3 августа 1918 года Блок надписал на экземпляре своих Стихов о России, давно подаренном матери, эти строфы Клюева со своим комментарием[1085]. Чтобы не было недоразумения, Блок поясняет матери: «исток» здесь надо понимать не как «источник», а как «исход». Иными словами, Ленин, увиденный глазами Клюева и Блока, в архаике раскола находит не источник русской разрухи, а, наоборот, ее исход, разрешение. Ностальгия по утерянной жизни превращается в утверждение национального характера новой власти.
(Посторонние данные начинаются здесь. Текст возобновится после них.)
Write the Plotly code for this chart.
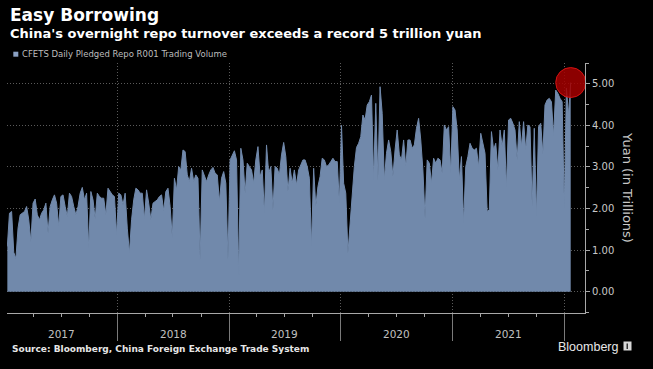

Разочарование было неизбежно. Поздние стихи Клюева, и в частности Погорельщина, полны страдания, личного и народного. Это чувство воплощается в тоске по крестьянской, но не по сектантской России; в плаче по гибнущим быту, культуре и языку русской деревни, но не специально по ее сектантским общинам и экзотическим культам.

Кузмин

Личности и творчеству Михаила Кузмина посвящены высококачественные исследования[1086]. В контексте настоящей работы, интересны необычные религиозные интересы Кузмина, сектантские мотивы некоторых его произведений и то вероятное влияние, которое он оказал в этом направлении на своих друзей и учеников.

РУССКАЯ ПОЛОСА

Всю свою жизнь Кузмин был не просто верующим человеком, но религиозным искателем в том специфическом смысле, который это слово получило в России в годы его юности. Религиозная идентификация Кузмина менялась под внешними влияниями, от эпизода 1897 года, когда он во Флоренции был недалек от обращения в католицизм, — и до долгой его жизни под советским режимом, когда он даже в рукописях писал слово Бог с маленькой буквы[1087]. Инвариантом его духовного пути был скорее национализм, нежели конфессиональная убежденность. Просвещенный национализм Кузмина уживался с незаурядным знанием разных областей европейской культуры и с мирным, подчеркнуто эстетическим характером его творчества.